◆ **WRITTEN INSTRUCTION**: Leave out all pictures and return, exactly as written, the lines from the line containing "Convert this chart to Plotly code." to the line containing "import plotly.graph_objects as go", both ends kept.

[Rows from a dataset of charts and code]
----
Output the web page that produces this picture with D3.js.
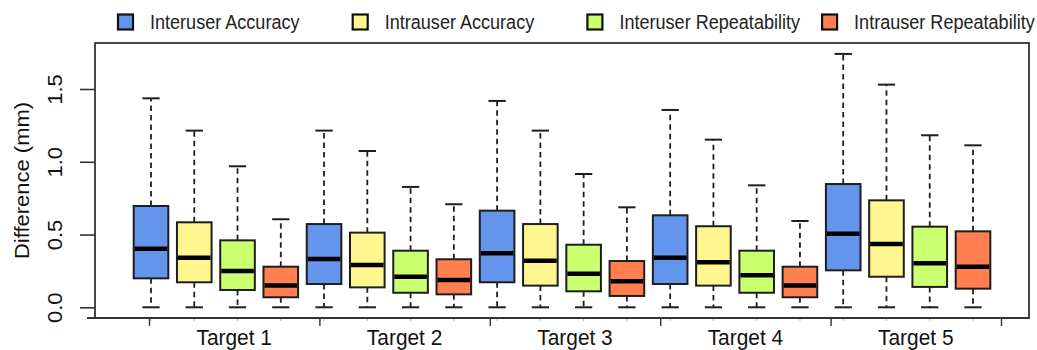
<!DOCTYPE html>
<html>
<head>
<meta charset="utf-8">
<script src="https://cdn.jsdelivr.net/npm/d3@7"></script>
<style>
  html, body { margin: 0; padding: 0; background: #fff; }
  svg { display: block; font-family: "Liberation Sans", Arial, sans-serif; }
</style>
</head>
<body>
<svg id="chart" width="1037" height="350"></svg>
<script>
// Group labels along the x axis
const targets = ["Target 1", "Target 2", "Target 3", "Target 4", "Target 5"];

// Measurement types (one box per type inside each target group)
const seriesNames = ["Interuser Accuracy", "Intrauser Accuracy", "Interuser Repeatability", "Intrauser Repeatability"];

// Five-number summaries per target: [lower whisker, Q1, median, Q3, upper whisker] in mm
const interuserAccuracy = [
  [0, 0.199, 0.403, 0.696, 1.436],
  [0, 0.160, 0.332, 0.572, 1.214],
  [0, 0.172, 0.371, 0.664, 1.418],
  [0, 0.160, 0.341, 0.632, 1.356],
  [0, 0.254, 0.506, 0.847, 1.741]
];
const intrauserAccuracy = [
  [0, 0.172, 0.341, 0.584, 1.214],
  [0, 0.137, 0.291, 0.513, 1.074],
  [0, 0.149, 0.320, 0.572, 1.214],
  [0, 0.149, 0.309, 0.557, 1.152],
  [0, 0.210, 0.435, 0.735, 1.530]
];
const interuserRepeatability = [
  [0, 0.119, 0.249, 0.460, 0.969],
  [0, 0.100, 0.210, 0.389, 0.827],
  [0, 0.110, 0.231, 0.430, 0.916],
  [0, 0.100, 0.220, 0.389, 0.838],
  [0, 0.140, 0.302, 0.554, 1.182]
];
const intrauserRepeatability = [
  [0, 0.069, 0.149, 0.279, 0.605],
  [0, 0.089, 0.188, 0.330, 0.708],
  [0, 0.078, 0.179, 0.318, 0.687],
  [0, 0.069, 0.149, 0.279, 0.593],
  [0, 0.128, 0.279, 0.522, 1.113]
];

// Y axis tick values
const yTicks = [0, 0.5, 1.0, 1.5];

const seriesValues = [interuserAccuracy, intrauserAccuracy, interuserRepeatability, intrauserRepeatability];
const fills = ["#6495ED", "#FFF68F", "#CAFF70", "#FF7F50"];

const svg = d3.select("#chart");
const frame = { left: 95, right: 1029, top: 43, bottom: 318 };
const textSqueeze = 0.9;

// Box position 1..20 across the plot
const x = d3.scaleLinear().domain([1, 20]).range([151, 973]);
const y = d3.scaleLinear().domain([0, 1.5]).range([307.3, 89]);
// Group separator ticks for the target labels
const gx = d3.scaleLinear().domain([0, targets.length]).range([149, 1001]);

const boxW = (x(2) - x(1)) * 0.8;
const capW = boxW * 0.5;

// Flatten into one record per box
const boxes = [];
targets.forEach((t, i) => {
  seriesValues.forEach((vals, j) => {
    const [lo, q1, med, q3, hi] = vals[i];
    boxes.push({ pos: i * seriesNames.length + j + 1, s: j, lo, q1, med, q3, hi });
  });
});

const g = svg.append("g");
const ink = "#1e1e1e";

// Whiskers (dashed) and staples
const wk = g.selectAll("g.box").data(boxes).join("g").attr("class", "box");
wk.append("line")
  .attr("x1", d => x(d.pos)).attr("x2", d => x(d.pos))
  .attr("y1", d => y(d.q3)).attr("y2", d => y(d.hi))
  .attr("stroke", ink).attr("stroke-width", 1.8).attr("stroke-dasharray", "5.5,4");
wk.append("line")
  .attr("x1", d => x(d.pos)).attr("x2", d => x(d.pos))
  .attr("y1", d => y(d.q1)).attr("y2", d => y(d.lo))
  .attr("stroke", ink).attr("stroke-width", 1.8).attr("stroke-dasharray", "5.5,4");
wk.append("line")
  .attr("x1", d => x(d.pos) - capW / 2).attr("x2", d => x(d.pos) + capW / 2)
  .attr("y1", d => y(d.hi)).attr("y2", d => y(d.hi))
  .attr("stroke", ink).attr("stroke-width", 2);
wk.append("line")
  .attr("x1", d => x(d.pos) - capW / 2).attr("x2", d => x(d.pos) + capW / 2)
  .attr("y1", d => y(d.lo)).attr("y2", d => y(d.lo))
  .attr("stroke", ink).attr("stroke-width", 2);
wk.append("rect")
  .attr("x", d => x(d.pos) - boxW / 2).attr("width", boxW)
  .attr("y", d => y(d.q3)).attr("height", d => y(d.q1) - y(d.q3))
  .attr("fill", d => fills[d.s]).attr("stroke", ink).attr("stroke-width", 2);
wk.append("line")
  .attr("x1", d => x(d.pos) - boxW / 2 + 1).attr("x2", d => x(d.pos) + boxW / 2 - 1)
  .attr("y1", d => y(d.med)).attr("y2", d => y(d.med))
  .attr("stroke", "#000").attr("stroke-width", 4.5);

// Plot frame
svg.append("rect")
  .attr("x", frame.left).attr("y", frame.top)
  .attr("width", frame.right - frame.left).attr("height", frame.bottom - frame.top)
  .attr("fill", "none").attr("stroke", "#333").attr("stroke-width", 1.8);

// Faint minor ticks at each box position
svg.append("g").selectAll("line").data(d3.range(1, 21)).join("line")
  .attr("x1", d => x(d)).attr("x2", d => x(d))
  .attr("y1", frame.bottom).attr("y2", frame.bottom + 3)
  .attr("stroke", "#bbb").attr("stroke-width", 1);

// X axis with group ticks and centred labels
const xAxis = d3.axisBottom(gx).tickValues(d3.range(0, targets.length + 1))
  .tickSize(8).tickFormat("");
const xg = svg.append("g").attr("transform", `translate(0,${frame.bottom})`).call(xAxis);
xg.select(".domain").attr("stroke", "#333").attr("stroke-width", 1.8)
  .attr("d", `M${frame.left - 8},0H${frame.right}`);
xg.selectAll(".tick line").attr("stroke", "#333").attr("stroke-width", 1.4);

svg.append("g").selectAll("text").data(targets).join("text")
  .attr("transform", (d, i) => `translate(${gx(i + 0.5)},345) scale(0.95,1)`)
  .attr("text-anchor", "middle").attr("font-size", 22).attr("fill", "#111")
  .text(d => d);

// Y axis
const yAxis = d3.axisLeft(y).tickValues(yTicks).tickSize(15).tickFormat(d3.format(".1f"));
const yg = svg.append("g").attr("transform", `translate(${frame.left},0)`).call(yAxis);
yg.select(".domain").remove();
yg.selectAll(".tick line").attr("stroke", "#333").attr("stroke-width", 1.6);
yg.selectAll(".tick text")
  .attr("x", 0).attr("y", 0).attr("dy", null)
  .attr("transform", `translate(-33,0) rotate(-90) scale(1,${textSqueeze})`)
  .attr("text-anchor", "middle").attr("font-size", 22)
  .attr("font-family", "'Liberation Sans', Arial, sans-serif").attr("fill", "#111");

// Y axis title
svg.append("text")
  .attr("transform", `translate(29,${(frame.top + frame.bottom) / 2}) rotate(-90) scale(1,${textSqueeze})`)
  .attr("text-anchor", "middle").attr("font-size", 22).attr("fill", "#111")
  .text("Difference (mm)");

// Legend
const legend = svg.append("g").selectAll("g").data(seriesNames).join("g")
  .attr("transform", (d, i) => `translate(${118 + i * 234.7},22)`);
legend.append("rect")
  .attr("x", 0).attr("y", -7.5).attr("width", 15).attr("height", 15)
  .attr("fill", (d, i) => fills[i]).attr("stroke", "#111").attr("stroke-width", 2.2);
legend.append("text")
  .attr("transform", `translate(32,7) scale(0.86,1)`)
  .attr("font-size", 21).attr("fill", "#222")
  .text(d => d);
</script>
</body>
</html>
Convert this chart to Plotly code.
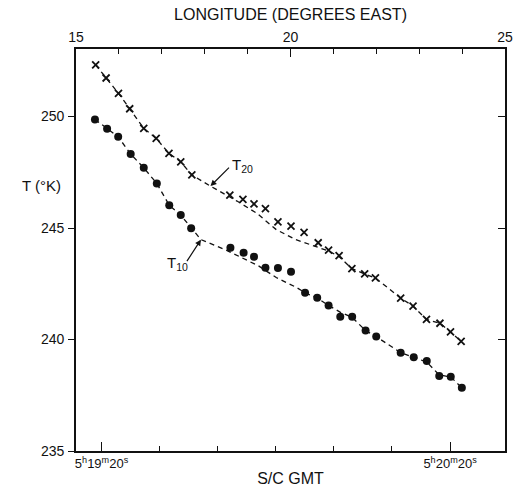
import plotly.graph_objects as go

# ---- data (time in seconds after 5h19m00s) ----
t20_time = [18.99, 20.79, 22.92, 24.85, 27.27, 29.41, 31.61, 33.64, 35.55, 42.09, 44.34, 46.25, 48.22,
            50.37, 52.62, 54.87, 57.30, 59.09, 60.90, 63.10, 65.30, 67.15, 71.50, 73.63, 75.94, 78.26,
            80.08, 81.91]
t20_vals = [252.32, 251.73, 251.04, 250.35, 249.47, 249.02, 248.35, 247.97, 247.38, 246.48, 246.29, 246.08,
            245.87, 245.28, 245.09, 244.81, 244.34, 244.01, 243.76, 243.18, 242.94, 242.76, 241.86, 241.50,
            240.90, 240.73, 240.34, 239.92]

t10_time = [18.87, 20.96, 22.87, 25.02, 27.27, 29.52, 31.66, 33.64, 35.43, 42.19, 44.46, 46.25, 48.22,
            50.37, 52.62, 55.04, 57.13, 59.09, 61.10, 63.15, 65.46, 67.29, 71.50, 73.75, 75.99, 78.14,
            80.12, 82.03]
t10_vals = [249.87, 249.45, 249.09, 248.32, 247.70, 247.00, 246.02, 245.58, 244.99, 244.12, 243.89, 243.71,
            243.22, 243.21, 243.04, 242.10, 241.87, 241.53, 241.02, 241.02, 240.40, 240.13, 239.41, 239.20,
            239.04, 238.36, 238.33, 237.84]

fit20_time = [18.99, 20.79, 22.92, 24.85, 27.27, 29.41, 31.61, 33.64, 35.55, 38.76, 43.32, 46.70, 50.08,
              53.46, 57.18, 59.09, 60.90, 63.10, 65.30, 67.15, 71.50, 73.63, 75.94, 78.26, 80.08, 81.91]
fit20_vals = [252.32, 251.73, 251.04, 250.35, 249.47, 249.02, 248.35, 247.97, 247.38, 246.88, 246.21, 245.67,
              244.93, 244.48, 244.15, 243.97, 243.72, 243.18, 242.94, 242.76, 241.86, 241.50, 240.90, 240.73,
              240.34, 239.92]

fit10_time = [18.87, 20.96, 22.87, 25.02, 27.27, 29.52, 31.66, 33.64, 35.43, 37.12, 41.63, 43.83, 47.04,
              50.08, 53.46, 55.04, 57.13, 59.09, 61.07, 63.15, 65.46, 67.29, 71.50, 73.75, 75.99, 78.14,
              80.12, 82.03]
fit10_vals = [249.87, 249.45, 249.09, 248.32, 247.70, 247.00, 246.02, 245.58, 244.99, 244.48, 243.99, 243.72,
              243.30, 242.78, 242.35, 242.10, 241.86, 241.53, 241.23, 240.99, 240.40, 240.13, 239.41, 239.20,
              238.99, 238.41, 238.32, 237.84]

time_ticks = [20, 80]
time_labels = ["5<sup>h</sup>19<sup>m</sup>20<sup>s</sup>", "5<sup>h</sup>20<sup>m</sup>20<sup>s</sup>"]
time_minor = [30, 40, 50, 60, 70]
lon_ticks = [15, 20, 25]
lon_labels = ["15", "20", "25"]
lon_minor = [16, 17, 18, 19, 21, 22, 23, 24]
temp_ticks = [235, 240, 245, 250]

FONT = "Liberation Sans"
BLACK = "#111111"

fig = go.Figure()
fig.add_trace(go.Scatter(x=fit20_time, y=fit20_vals, mode="lines",
                         line=dict(color=BLACK, width=1.3, dash="5px,4px"), hoverinfo="skip"))
fig.add_trace(go.Scatter(x=fit10_time, y=fit10_vals, mode="lines",
                         line=dict(color=BLACK, width=1.3, dash="5px,4px"), hoverinfo="skip"))
fig.add_trace(go.Scatter(x=t20_time, y=t20_vals, mode="markers",
                         marker=dict(symbol="x-thin", size=7, line=dict(color=BLACK, width=1.8))))
fig.add_trace(go.Scatter(x=t10_time, y=t10_vals, mode="markers",
                         marker=dict(symbol="circle", size=8, color=BLACK)))
# invisible traces to activate the top and right axes
fig.add_trace(go.Scatter(x=[15, 25], y=[240, 240], xaxis="x2", yaxis="y", mode="markers",
                         marker=dict(opacity=0), hoverinfo="skip"))
fig.add_trace(go.Scatter(x=[20, 80], y=[240, 240], xaxis="x", yaxis="y2", mode="markers",
                         marker=dict(opacity=0), hoverinfo="skip"))

# annotations: arrows and labels
fig.add_annotation(x=38.76, y=246.88, text="", showarrow=True, ax=20, ay=-20, arrowhead=2,
                   arrowsize=1, arrowwidth=1.2, arrowcolor=BLACK)
fig.add_annotation(x=38.76, y=246.88, text="T<sub>20</sub>", showarrow=False, xshift=32, yshift=21,
                   font=dict(family=FONT, size=15, color=BLACK))
fig.add_annotation(x=37.12, y=244.48, text="", showarrow=True, ax=-15, ay=23, arrowhead=2,
                   arrowsize=1, arrowwidth=1.2, arrowcolor=BLACK)
fig.add_annotation(x=37.12, y=244.48, text="T<sub>10</sub>", showarrow=False, xshift=-23, yshift=-24,
                   font=dict(family=FONT, size=15, color=BLACK))
fig.add_annotation(xref="paper", yref="paper", x=-0.03, y=0.687, text="T (°K)", showarrow=False,
                   xanchor="right", font=dict(family=FONT, size=15, color=BLACK))

fig.update_layout(
    width=515, height=487,
    margin=dict(l=76, r=2, t=49, b=36),
    paper_bgcolor="white", plot_bgcolor="white",
    showlegend=False,
    font=dict(family=FONT, size=14, color=BLACK),
    xaxis=dict(range=[15.606, 89.46], tickvals=time_ticks, ticktext=time_labels,
               ticks="inside", ticklen=9, tickwidth=1.3, tickcolor=BLACK,
               minor=dict(tickvals=time_minor, ticks="inside", ticklen=5, tickwidth=1.3, tickcolor=BLACK),
               showline=True, linecolor=BLACK, linewidth=1.6, showgrid=False, zeroline=False,
               tickfont=dict(family=FONT, size=13), ticklabelstandoff=0,
               title=dict(text="S/C GMT", font=dict(family=FONT, size=16), standoff=2)),
    xaxis2=dict(overlaying="x", side="top", range=[15, 25], tickvals=lon_ticks, ticktext=lon_labels,
                ticks="inside", ticklen=8, tickwidth=1.3, tickcolor=BLACK,
                minor=dict(tickvals=lon_minor, ticks="inside", ticklen=5, tickwidth=1.3, tickcolor=BLACK),
                showline=True, linecolor=BLACK, linewidth=1.6, showgrid=False, zeroline=False,
                ticklabeloverflow="allow", tickfont=dict(family=FONT, size=14),
                title=dict(text="LONGITUDE (DEGREES EAST)", font=dict(family=FONT, size=16), standoff=4)),
    yaxis=dict(range=[235, 253.03], tickvals=temp_ticks, ticks="outside", ticklen=6, tickwidth=1.3,
               tickcolor=BLACK, showline=True, linecolor=BLACK, linewidth=1.6, showgrid=False,
               zeroline=False, tickfont=dict(family=FONT, size=14), ticklabelstandoff=1),
    yaxis2=dict(overlaying="y", side="right", range=[235, 253.03], tickvals=temp_ticks[1:],
                ticks="inside", ticklen=7, tickwidth=1.3, tickcolor=BLACK, showticklabels=False,
                showline=True, linecolor=BLACK, linewidth=1.6, showgrid=False, zeroline=False),
)

fig.write_html("out.html")
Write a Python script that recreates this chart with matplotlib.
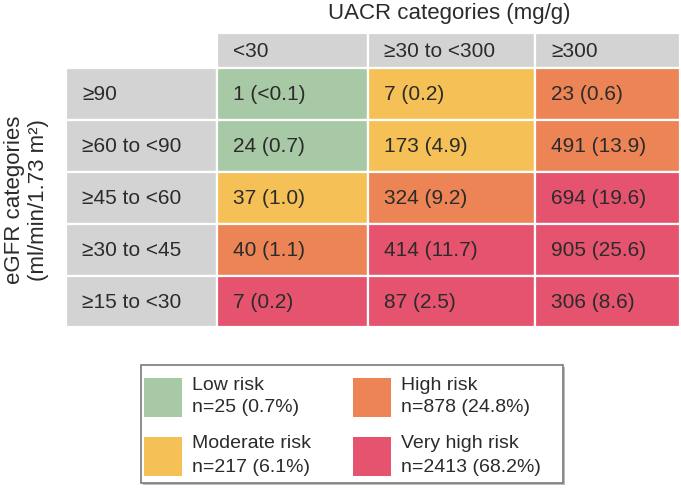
----
◆ **ANSWER FOR THIS EXERCISE**:
Convert this chart to Plotly code.
import plotly.graph_objects as go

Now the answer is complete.